Monday’s bond market opened in positive territory despite early stock gains and mixed economic news. The stock markets are kicking the week off in positive ground with the Dow up 119 points and the Nasdaq up 27 points. The bond market is currently up 5/32, which with Friday’s late gains should improve this morning’s mortgage rates by approximately .250 of a discount point.

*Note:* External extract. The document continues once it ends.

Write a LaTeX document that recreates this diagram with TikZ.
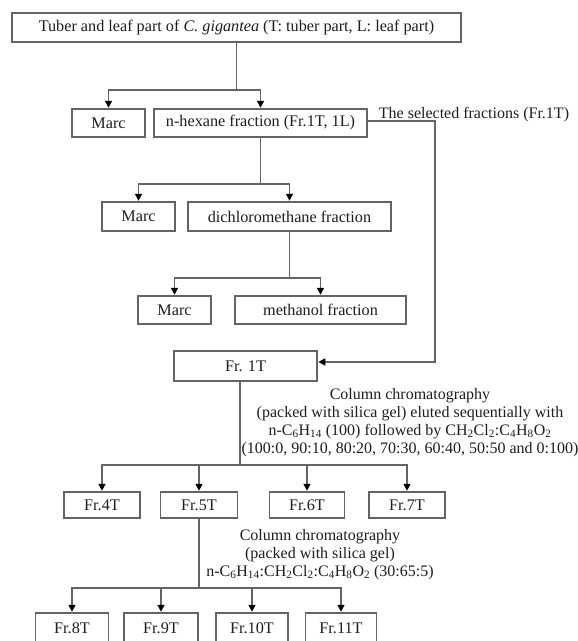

The Commerce Department reported this morning that October’s Retail Sales rose 1.4%, exceeding forecasts of a 0.9% increase. At first look, this headline number is bad news for bonds. However, two factors prevented the bond market from selling. The first was a sizable downward revision to September’s sales that indicated consumers were spending even less than previously thought. Last month’s estimate was a decline of 1.5% in sales, but it now believed that sales fell 2.3% that month. The second piece of positive news was the reading that excludes October’s more volatile auto sales. With those transactions excluded, sales rose only 0.2%, which was weaker than the 0.4% that was expected. So, today’s report can’t really be considered favorable or negative for bonds and mortgage rates. Its impact has been fairly neutral.

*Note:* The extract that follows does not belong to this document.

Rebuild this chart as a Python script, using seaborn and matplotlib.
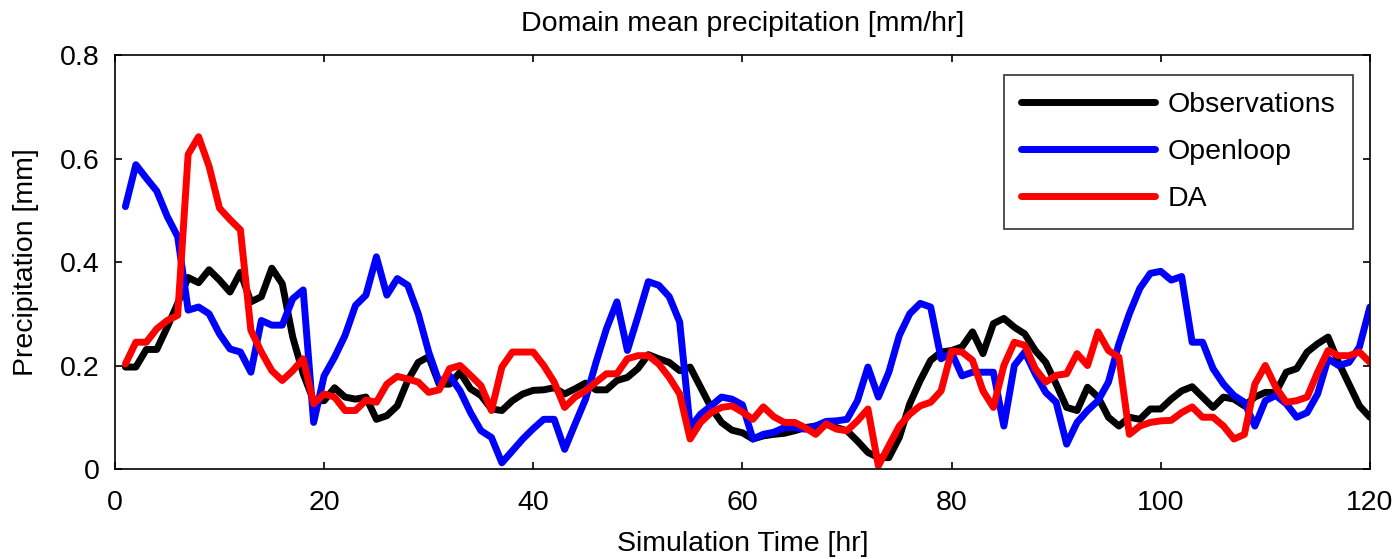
import numpy as np
import pandas as pd
import matplotlib
matplotlib.use("Agg")
import matplotlib.pyplot as plt
import seaborn as sns

# Simulation hours 1..120
hours = list(range(1, 121))

observations = [
    0.197, 0.197, 0.231, 0.231, 0.274, 0.320, 0.370, 0.360, 0.385, 0.365,
    0.342, 0.380, 0.323, 0.333, 0.388, 0.358, 0.255, 0.184, 0.132, 0.132,
    0.157, 0.139, 0.135, 0.139, 0.096, 0.103, 0.122, 0.171, 0.206, 0.217,
    0.164, 0.164, 0.187, 0.155, 0.142, 0.116, 0.113, 0.132, 0.145, 0.152,
    0.153, 0.157, 0.145, 0.155, 0.166, 0.153, 0.153, 0.171, 0.177, 0.194,
    0.221, 0.213, 0.206, 0.190, 0.197, 0.158, 0.119, 0.090, 0.075, 0.070,
    0.058, 0.064, 0.067, 0.069, 0.074, 0.080, 0.083, 0.087, 0.080, 0.074,
    0.054, 0.032, 0.022, 0.022, 0.061, 0.126, 0.171, 0.210, 0.226, 0.229,
    0.236, 0.265, 0.223, 0.281, 0.291, 0.274, 0.261, 0.229, 0.206, 0.164,
    0.119, 0.113, 0.158, 0.139, 0.100, 0.083, 0.100, 0.096, 0.116, 0.116,
    0.135, 0.151, 0.159, 0.139, 0.119, 0.139, 0.135, 0.122, 0.139, 0.148,
    0.148, 0.187, 0.194, 0.226, 0.242, 0.255, 0.206, 0.164, 0.122, 0.100,
]

openloop = [
    0.507, 0.588, 0.562, 0.537, 0.488, 0.449, 0.307, 0.313, 0.300, 0.261,
    0.232, 0.226, 0.187, 0.287, 0.278, 0.278, 0.329, 0.346, 0.090, 0.180,
    0.216, 0.258, 0.316, 0.336, 0.410, 0.336, 0.368, 0.355, 0.300, 0.226,
    0.168, 0.180, 0.151, 0.109, 0.074, 0.061, 0.012, 0.035, 0.058, 0.078,
    0.096, 0.096, 0.038, 0.087, 0.135, 0.206, 0.271, 0.323, 0.229, 0.294,
    0.362, 0.355, 0.333, 0.284, 0.080, 0.106, 0.122, 0.139, 0.135, 0.124,
    0.058, 0.067, 0.071, 0.080, 0.080, 0.077, 0.083, 0.092, 0.093, 0.096,
    0.132, 0.197, 0.139, 0.187, 0.258, 0.300, 0.320, 0.313, 0.213, 0.225,
    0.180, 0.187, 0.187, 0.187, 0.083, 0.200, 0.226, 0.184, 0.148, 0.129,
    0.048, 0.090, 0.113, 0.132, 0.168, 0.242, 0.300, 0.349, 0.378, 0.382,
    0.365, 0.372, 0.245, 0.245, 0.194, 0.164, 0.142, 0.129, 0.083, 0.132,
    0.142, 0.126, 0.100, 0.109, 0.145, 0.213, 0.200, 0.206, 0.236, 0.313,
]

assimilation = [
    0.203, 0.245, 0.245, 0.271, 0.287, 0.297, 0.608, 0.642, 0.585, 0.504,
    0.482, 0.462, 0.268, 0.226, 0.190, 0.171, 0.190, 0.213, 0.126, 0.145,
    0.139, 0.113, 0.113, 0.133, 0.129, 0.164, 0.179, 0.174, 0.168, 0.148,
    0.153, 0.194, 0.200, 0.181, 0.161, 0.113, 0.197, 0.226, 0.226, 0.226,
    0.200, 0.168, 0.119, 0.139, 0.151, 0.168, 0.184, 0.184, 0.213, 0.219,
    0.219, 0.203, 0.177, 0.145, 0.058, 0.090, 0.109, 0.119, 0.122, 0.110,
    0.096, 0.120, 0.101, 0.090, 0.090, 0.080, 0.067, 0.087, 0.077, 0.074,
    0.093, 0.116, 0.006, 0.045, 0.083, 0.106, 0.122, 0.129, 0.151, 0.228,
    0.226, 0.210, 0.151, 0.119, 0.200, 0.245, 0.239, 0.194, 0.168, 0.181,
    0.184, 0.223, 0.200, 0.265, 0.229, 0.216, 0.067, 0.083, 0.090, 0.093,
    0.094, 0.109, 0.120, 0.100, 0.100, 0.083, 0.058, 0.067, 0.164, 0.200,
    0.158, 0.129, 0.132, 0.139, 0.187, 0.229, 0.219, 0.219, 0.226, 0.206,
]

series_names = ["Observations", "Openloop", "DA"]
series_colors = ["#000000", "#0000ff", "#ff0000"]
x_ticks = [0, 20, 40, 60, 80, 100, 120]
y_ticks = [0, 0.2, 0.4, 0.6, 0.8]
y_tick_labels = ["0", "0.2", "0.4", "0.6", "0.8"]

df = pd.DataFrame({
    "hour": hours * 3,
    "value": observations + openloop + assimilation,
    "series": sum([[n] * len(hours) for n in series_names], []),
})

sns.set_style("white")
plt.rcParams["font.family"] = ["Liberation Sans", "DejaVu Sans"]
plt.rcParams["text.color"] = "black"
plt.rcParams["axes.labelcolor"] = "black"
plt.rcParams["xtick.color"] = "black"
plt.rcParams["ytick.color"] = "black"

FS = 20.5

fig = plt.figure(figsize=(14, 5.59), dpi=100)
ax = fig.add_axes([0.0821, 0.161, 0.8964, 0.7406])

sns.lineplot(data=df, x="hour", y="value", hue="series",
             hue_order=series_names,
             palette=dict(zip(series_names, series_colors)),
             linewidth=5, ax=ax, legend=True)

ax.set_xlim(0, 120)
ax.set_ylim(0, 0.8)
ax.set_xticks(x_ticks)
ax.set_xticklabels([str(t) for t in x_ticks])
ax.set_yticks(y_ticks)
ax.set_yticklabels(y_tick_labels)

for side in ["left", "right", "top", "bottom"]:
    ax.spines[side].set_visible(True)
    ax.spines[side].set_color("black")
    ax.spines[side].set_linewidth(1.2)

ax.tick_params(direction="in", length=5, width=1.2, colors="black",
               labelsize=FS, top=True, right=True, left=True, bottom=True)
ax.tick_params(axis="x", pad=15)
ax.tick_params(axis="y", pad=11)

ax.set_title("Domain mean precipitation [mm/hr]", fontsize=FS, pad=17,
             color="black")
ax.set_xlabel("Simulation Time [hr]", fontsize=FS, labelpad=11, color="black")
ax.set_ylabel("Precipitation [mm]", fontsize=FS, labelpad=15, color="black")

handles, labels = ax.get_legend_handles_labels()
leg = ax.legend(handles, labels, loc="upper right",
                bbox_to_anchor=(0.9865, 0.9517), fontsize=FS,
                frameon=True, fancybox=False, edgecolor="black",
                handlelength=4.7, handletextpad=0.45, borderpad=0.6,
                labelspacing=0.73, borderaxespad=0)
leg.get_frame().set_linewidth(1.2)
for line in leg.get_lines():
    line.set_linewidth(5)
for txt in leg.get_texts():
    txt.set_color("black")

fig.savefig("out.png", dpi=100, facecolor="white")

Fed Chairman Bernanke is making a lunchtime speech to the Economic Club of New York today. I don’t believe that we will see too much reaction to his speech, but the possibility always exists whenever he speaks. Therefore, we should not ignore it, but if we see the markets move noticeably between noon and 12:30 PM ET, it likely is a result of something he said.
There are two reports scheduled to be posted tomorrow morning. The first is October's Producer Price Index (PPI) that is one of the two key inflation readings this week. The PPI measures inflationary pressures at the producer level of the economy. There are two portions of the index that are used- the overall reading and the core data reading. The core data is the more important of the two because it excludes more volatile food and energy prices. If it reveals stronger than expected readings, indicating that inflationary pressures are rising, the bond market will probably react negatively and should drive mortgage rates higher. If we see in-line or weaker than expected numbers, mortgage rates should fall tomorrow. Current forecasts are calling for an increase of 0.5% in the overall reading and a 0.1% increase in the core reading.
Tomorrow’s second report is October's Industrial Production data. It gives us a measurement of manufacturing sector strength by tracking output at U.S. factories, mines and utilities. It is expected to reveal a 0.4% increase in production. Stronger levels of production would be considered bad news for the bond market and mortgage rates, but this data is not as important as the PPI readings are.